親の収入と学歴による格差は比例するというデータがあります。大卒家庭と非大卒家庭の間には文化の違いもあり、大卒家庭は大学のメリットを知っています。大卒は大卒同士、非大卒は非大卒同士で違う文化で生きているのです。
高卒親から大卒子供を増やせば分断は解消するように思えますが、現実には大学に入学定員があり、大卒人口が今後大きく増える見込みはありません。これから先の将来で、学歴による分断はどのように解消すれば良いのでしょうか。
「一億総中流社会」の終焉と共に、学歴分断が鮮明に
日本は一昔前には「一億総中流社会」と謳われていました。
誰もが企業の正規の労働者となり、年収に多少の違いはありますが、中卒も高卒も専門・短大卒も大卒も院卒も、建前上は学歴で分断されることはなく、年功序列制で経済成長に伴って皆暮らしが良くなり、皆が同じ社会で生きているという空気が日本にはありました。
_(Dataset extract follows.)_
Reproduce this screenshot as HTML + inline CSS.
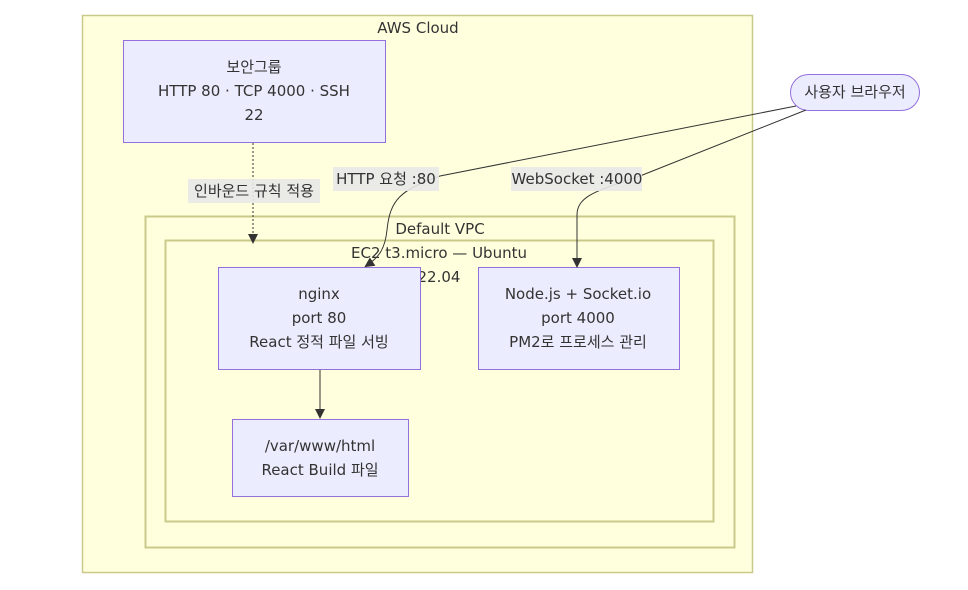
<!DOCTYPE html>
<html><head><meta charset="utf-8"><style>
body{margin:0;background:#fff;width:968px;height:586px;overflow:hidden;font-family:"DejaVu Sans","Noto Sans CJK KR",sans-serif;}
svg text{font-family:"DejaVu Sans","Noto Sans CJK KR",sans-serif;font-size:15px;fill:#333;}
</style></head><body>
<svg width="968" height="586" xmlns="http://www.w3.org/2000/svg">
<defs><marker id="a" markerWidth="10" markerHeight="10" refX="8" refY="5" orient="auto" markerUnits="userSpaceOnUse"><path d="M0,0L10,5L0,10z" fill="#333"/></marker></defs>
<rect x="82.5" y="15.5" width="670" height="557" fill="#ffffde" stroke="#c9c98a" stroke-width="1.5"/>
<text x="418" y="33" text-anchor="middle">AWS Cloud</text>
<rect x="145.5" y="216.5" width="589" height="331" fill="#ffffde" stroke="#c9c98a" stroke-width="2"/>
<text x="440" y="234" text-anchor="middle">Default VPC</text>
<rect x="165.5" y="240.5" width="548" height="281" fill="#ffffde" stroke="#c9c98a" stroke-width="2"/>
<text x="439" y="258" text-anchor="middle">EC2 t3.micro — Ubuntu</text>
<text x="439" y="282" text-anchor="middle">22.04</text>
<g fill="#ececff" stroke="#9370db" stroke-width="1">
<rect x="123.5" y="40.5" width="262" height="102"/>
<rect x="218.5" y="267.5" width="202" height="102"/>
<rect x="478.5" y="267.5" width="201" height="102"/>
<rect x="232.5" y="419.5" width="176" height="77"/>
<rect x="790.5" y="74.5" width="129" height="36" rx="18"/>
</g>
<text x="254" y="72" text-anchor="middle">보안그룹</text>
<text x="254" y="96" text-anchor="middle">HTTP 80 · TCP 4000 · SSH</text>
<text x="254" y="120" text-anchor="middle">22</text>
<text x="319" y="299" text-anchor="middle">nginx</text>
<text x="319" y="323" text-anchor="middle">port 80</text>
<text x="319" y="347" text-anchor="middle">React 정적 파일 서빙</text>
<text x="578" y="299" text-anchor="middle">Node.js + Socket.io</text>
<text x="578" y="323" text-anchor="middle">port 4000</text>
<text x="578" y="347" text-anchor="middle">PM2로 프로세스 관리</text>
<text x="320" y="451" text-anchor="middle">/var/www/html</text>
<text x="320" y="475" text-anchor="middle">React Build 파일</text>
<text x="855" y="97" text-anchor="middle">사용자 브라우저</text>
<g fill="none" stroke="#333" stroke-width="1">
<path d="M253,143V242" stroke-dasharray="2,2" marker-end="url(#a)"/>
<path d="M320,370V417" marker-end="url(#a)"/>
<path d="M796,106 L440,176 C400,190 390,200 387,230 C385,250 378,258 366,266" marker-end="url(#a)"/>
<path d="M806,110 L640,176 C600,190 577,195 577,215 V266" marker-end="url(#a)"/>
</g>
<rect x="188" y="179" width="132" height="24" fill="#e8e8e8" opacity="0.9"/>
<text x="254" y="196" text-anchor="middle">인바운드 규칙 적용</text>
<rect x="333" y="167" width="106" height="24" fill="#e8e8e8" opacity="0.9"/>
<text x="386" y="184" text-anchor="middle">HTTP 요청 :80</text>
<rect x="511" y="167" width="131" height="24" fill="#e8e8e8" opacity="0.9"/>
<text x="577" y="184" text-anchor="middle">WebSocket :4000</text>
</svg>
</body></html>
だが今はそう見ている人はいなくなり、社会は大きく変わっているように思います。
社会における「学歴」の意味とは何であるのか?
「大卒」という学歴に社会的な大きな意味は無く、「高卒」は社会の現場で活躍しており、レベルの低い大学を卒業するくらいならば高卒で企業の叩き上げの方が良い、というような風潮が自分の身の回りにはあります。実際には、社会の大勢はどう見ているのか知りたいと思っています。
大卒と高卒が最大の分断というテーマが、自分の今置かれている状況では特に興味を引きます。分断によって起こる日本社会が抱える最大のリスクを知っておきたいと思いました。
「進学」に対する意識の違いが生み出す「学歴」の格差
とある公立高校の話で、その学校は進学校ではなく、進学と就職が半々で分かれるそうです。四年制大学に進学する者はごく少数なのだそうです。その高校に通う生徒もその親も、進学については単にお金と時間を失うだけという意識なのです。
その生徒、親、親族には大学に進学した経験が無く、自由な四年間を知らず、詰め込み教育の高校の延長と思い込んでいるのです。進学校の親はほぼ大卒であるのに対して、そのような公立高校に通う生徒の親は高卒が多いのです。
環境や家庭という現実があり、今後も分断を跨いだ階層の移動はなかなか積極的に起らないのではないかと思えてなりません。